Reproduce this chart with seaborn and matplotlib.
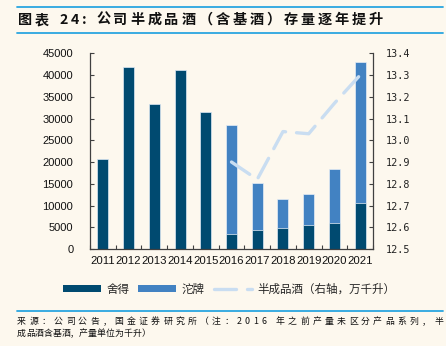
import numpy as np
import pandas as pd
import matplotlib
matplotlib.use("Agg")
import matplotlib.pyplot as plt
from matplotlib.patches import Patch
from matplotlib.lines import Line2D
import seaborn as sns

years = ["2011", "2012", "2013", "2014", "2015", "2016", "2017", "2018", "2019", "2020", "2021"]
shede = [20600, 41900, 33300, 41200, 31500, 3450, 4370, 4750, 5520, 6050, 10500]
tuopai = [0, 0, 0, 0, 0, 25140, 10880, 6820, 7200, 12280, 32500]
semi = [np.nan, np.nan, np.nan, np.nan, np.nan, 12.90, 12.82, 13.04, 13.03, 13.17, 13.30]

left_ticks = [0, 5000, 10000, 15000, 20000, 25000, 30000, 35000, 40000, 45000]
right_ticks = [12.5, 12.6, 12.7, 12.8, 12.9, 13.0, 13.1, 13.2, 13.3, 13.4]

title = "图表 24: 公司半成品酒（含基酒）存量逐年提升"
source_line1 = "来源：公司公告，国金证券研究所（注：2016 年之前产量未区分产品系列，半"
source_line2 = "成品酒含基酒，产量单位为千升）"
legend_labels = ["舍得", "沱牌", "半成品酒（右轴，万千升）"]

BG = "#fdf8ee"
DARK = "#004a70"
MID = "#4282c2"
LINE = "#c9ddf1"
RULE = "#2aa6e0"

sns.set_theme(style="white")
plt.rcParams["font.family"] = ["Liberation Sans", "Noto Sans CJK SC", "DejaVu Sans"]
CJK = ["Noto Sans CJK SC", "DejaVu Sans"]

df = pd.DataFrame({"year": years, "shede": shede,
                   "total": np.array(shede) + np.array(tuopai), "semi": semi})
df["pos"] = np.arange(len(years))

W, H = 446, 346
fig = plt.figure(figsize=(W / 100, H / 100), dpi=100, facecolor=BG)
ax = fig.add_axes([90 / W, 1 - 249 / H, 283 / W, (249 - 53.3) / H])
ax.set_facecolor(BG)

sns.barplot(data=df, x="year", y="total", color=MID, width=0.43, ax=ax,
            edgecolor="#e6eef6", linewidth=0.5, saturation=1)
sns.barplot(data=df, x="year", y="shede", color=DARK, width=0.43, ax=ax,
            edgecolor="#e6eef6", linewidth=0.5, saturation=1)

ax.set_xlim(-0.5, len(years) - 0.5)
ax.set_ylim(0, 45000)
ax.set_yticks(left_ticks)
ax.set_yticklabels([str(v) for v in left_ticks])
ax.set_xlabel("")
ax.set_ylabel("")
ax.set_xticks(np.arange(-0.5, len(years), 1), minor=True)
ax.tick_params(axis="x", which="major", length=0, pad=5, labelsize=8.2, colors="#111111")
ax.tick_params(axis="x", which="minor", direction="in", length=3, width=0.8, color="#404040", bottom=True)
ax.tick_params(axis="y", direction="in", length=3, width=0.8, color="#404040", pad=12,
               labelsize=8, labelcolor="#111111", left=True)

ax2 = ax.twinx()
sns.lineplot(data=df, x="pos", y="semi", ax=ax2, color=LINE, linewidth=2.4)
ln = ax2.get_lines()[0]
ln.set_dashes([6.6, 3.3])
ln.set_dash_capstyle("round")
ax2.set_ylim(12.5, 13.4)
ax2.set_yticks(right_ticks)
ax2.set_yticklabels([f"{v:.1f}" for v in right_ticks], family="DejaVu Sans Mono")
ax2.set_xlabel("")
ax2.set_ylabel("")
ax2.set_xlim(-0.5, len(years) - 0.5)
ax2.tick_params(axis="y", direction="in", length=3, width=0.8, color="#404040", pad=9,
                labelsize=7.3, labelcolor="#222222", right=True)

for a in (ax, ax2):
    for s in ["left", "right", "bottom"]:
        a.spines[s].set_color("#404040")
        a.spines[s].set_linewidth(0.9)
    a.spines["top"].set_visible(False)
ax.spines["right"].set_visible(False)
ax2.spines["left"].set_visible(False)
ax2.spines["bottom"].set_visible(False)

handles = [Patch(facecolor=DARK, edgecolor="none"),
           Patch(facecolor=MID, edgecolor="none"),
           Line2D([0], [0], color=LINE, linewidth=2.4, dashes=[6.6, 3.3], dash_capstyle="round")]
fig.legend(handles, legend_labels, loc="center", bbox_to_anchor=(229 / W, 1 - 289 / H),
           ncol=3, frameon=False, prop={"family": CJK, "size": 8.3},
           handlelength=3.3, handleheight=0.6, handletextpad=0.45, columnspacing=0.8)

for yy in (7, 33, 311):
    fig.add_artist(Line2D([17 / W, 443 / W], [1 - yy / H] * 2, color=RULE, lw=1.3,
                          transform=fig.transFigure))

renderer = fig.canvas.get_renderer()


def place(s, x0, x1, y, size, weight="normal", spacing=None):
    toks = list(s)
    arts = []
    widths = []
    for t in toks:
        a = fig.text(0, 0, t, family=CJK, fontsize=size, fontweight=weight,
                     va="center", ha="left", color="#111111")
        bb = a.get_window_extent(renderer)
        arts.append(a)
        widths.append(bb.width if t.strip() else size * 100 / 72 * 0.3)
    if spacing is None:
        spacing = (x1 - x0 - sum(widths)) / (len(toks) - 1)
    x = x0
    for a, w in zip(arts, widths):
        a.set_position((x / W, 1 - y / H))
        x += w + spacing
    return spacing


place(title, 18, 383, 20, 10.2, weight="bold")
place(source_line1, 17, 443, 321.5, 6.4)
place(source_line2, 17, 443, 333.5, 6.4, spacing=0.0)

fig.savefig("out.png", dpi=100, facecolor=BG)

#### [What is being asked]
Begin at the top of the material above and output each line exactly, stopping after the line that holds "import seaborn as sns". Leave out pictures.

#### [Complete answer]
Reproduce this chart with seaborn and matplotlib.
import numpy as np
import pandas as pd
import matplotlib
matplotlib.use("Agg")
import matplotlib.pyplot as plt
from matplotlib.patches import Patch
from matplotlib.lines import Line2D
import seaborn as sns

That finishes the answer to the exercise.